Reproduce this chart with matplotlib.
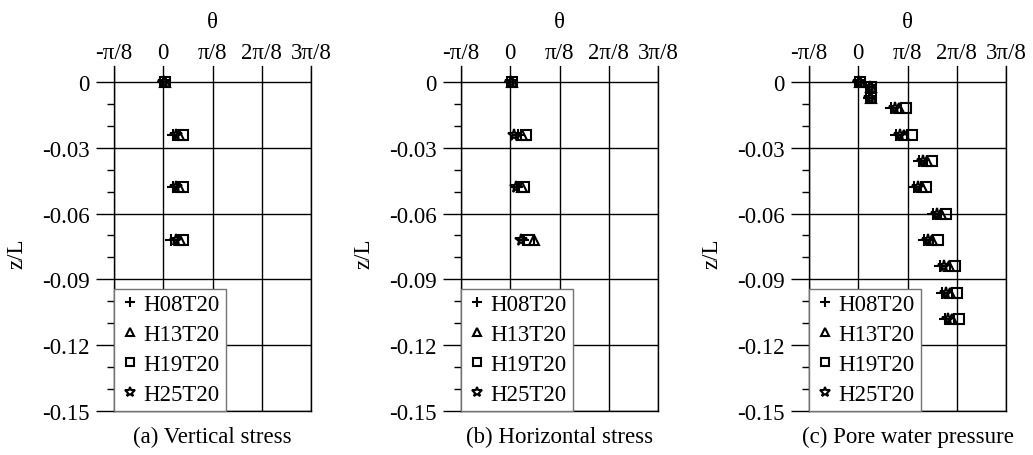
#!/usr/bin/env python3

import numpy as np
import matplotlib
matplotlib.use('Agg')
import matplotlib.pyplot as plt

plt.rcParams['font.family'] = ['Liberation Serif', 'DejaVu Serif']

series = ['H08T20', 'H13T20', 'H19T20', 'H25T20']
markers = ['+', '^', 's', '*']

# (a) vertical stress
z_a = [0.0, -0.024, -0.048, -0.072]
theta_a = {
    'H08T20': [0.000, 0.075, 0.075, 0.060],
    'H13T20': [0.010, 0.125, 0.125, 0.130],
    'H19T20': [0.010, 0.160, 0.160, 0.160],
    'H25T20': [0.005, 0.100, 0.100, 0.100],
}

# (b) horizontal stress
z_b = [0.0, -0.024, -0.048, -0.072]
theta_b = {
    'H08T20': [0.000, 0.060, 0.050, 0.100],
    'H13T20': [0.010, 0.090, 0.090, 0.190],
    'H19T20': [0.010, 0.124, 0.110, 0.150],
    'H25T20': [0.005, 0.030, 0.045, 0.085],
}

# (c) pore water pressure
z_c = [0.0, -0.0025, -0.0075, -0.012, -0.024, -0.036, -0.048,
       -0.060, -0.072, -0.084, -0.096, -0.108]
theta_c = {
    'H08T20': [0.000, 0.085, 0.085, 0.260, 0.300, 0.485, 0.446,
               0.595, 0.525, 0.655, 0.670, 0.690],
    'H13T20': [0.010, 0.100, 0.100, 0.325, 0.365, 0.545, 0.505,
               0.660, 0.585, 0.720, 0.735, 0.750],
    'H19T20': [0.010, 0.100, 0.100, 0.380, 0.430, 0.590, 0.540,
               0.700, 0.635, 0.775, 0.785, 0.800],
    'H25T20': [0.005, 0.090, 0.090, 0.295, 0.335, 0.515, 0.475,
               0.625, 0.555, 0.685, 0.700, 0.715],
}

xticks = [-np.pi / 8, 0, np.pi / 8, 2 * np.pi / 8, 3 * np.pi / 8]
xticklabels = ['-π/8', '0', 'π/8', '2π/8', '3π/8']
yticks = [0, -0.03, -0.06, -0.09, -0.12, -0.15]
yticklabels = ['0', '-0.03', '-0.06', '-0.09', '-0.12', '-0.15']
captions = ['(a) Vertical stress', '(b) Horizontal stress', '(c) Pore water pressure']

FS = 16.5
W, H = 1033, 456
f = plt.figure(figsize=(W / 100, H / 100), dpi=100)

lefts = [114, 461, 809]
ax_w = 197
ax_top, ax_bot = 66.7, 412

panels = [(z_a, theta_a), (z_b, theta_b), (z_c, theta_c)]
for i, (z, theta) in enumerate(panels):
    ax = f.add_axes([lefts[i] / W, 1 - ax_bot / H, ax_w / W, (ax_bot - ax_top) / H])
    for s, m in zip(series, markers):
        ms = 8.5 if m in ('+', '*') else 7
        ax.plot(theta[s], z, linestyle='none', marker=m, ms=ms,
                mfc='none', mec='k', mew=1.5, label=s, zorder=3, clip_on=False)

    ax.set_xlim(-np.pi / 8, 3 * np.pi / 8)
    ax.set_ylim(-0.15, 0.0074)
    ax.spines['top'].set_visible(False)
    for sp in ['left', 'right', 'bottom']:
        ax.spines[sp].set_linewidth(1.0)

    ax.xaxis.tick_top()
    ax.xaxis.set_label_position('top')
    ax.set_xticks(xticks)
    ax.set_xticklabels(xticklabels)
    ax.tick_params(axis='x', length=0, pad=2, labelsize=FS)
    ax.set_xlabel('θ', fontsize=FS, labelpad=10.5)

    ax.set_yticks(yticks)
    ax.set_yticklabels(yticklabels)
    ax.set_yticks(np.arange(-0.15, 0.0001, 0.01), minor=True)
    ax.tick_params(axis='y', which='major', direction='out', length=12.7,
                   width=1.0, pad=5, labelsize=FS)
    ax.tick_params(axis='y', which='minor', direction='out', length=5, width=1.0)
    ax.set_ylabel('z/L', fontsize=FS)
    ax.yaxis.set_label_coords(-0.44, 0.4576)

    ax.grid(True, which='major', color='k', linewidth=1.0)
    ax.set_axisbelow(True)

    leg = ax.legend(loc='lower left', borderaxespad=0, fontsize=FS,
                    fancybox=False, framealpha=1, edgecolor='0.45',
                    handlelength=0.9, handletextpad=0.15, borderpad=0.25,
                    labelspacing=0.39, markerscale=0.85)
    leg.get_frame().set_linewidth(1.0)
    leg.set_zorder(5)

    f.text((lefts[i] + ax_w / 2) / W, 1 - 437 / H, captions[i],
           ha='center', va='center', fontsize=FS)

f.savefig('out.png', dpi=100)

++++

Repeat only the lines between the start of the data and the line with "markers = ['+', '^', 's', '*']", including those two lines, and skip the pictures.

TASK SOLUTION:
Reproduce this chart with matplotlib.
#!/usr/bin/env python3

import numpy as np
import matplotlib
matplotlib.use('Agg')
import matplotlib.pyplot as plt

plt.rcParams['font.family'] = ['Liberation Serif', 'DejaVu Serif']

series = ['H08T20', 'H13T20', 'H19T20', 'H25T20']
markers = ['+', '^', 's', '*']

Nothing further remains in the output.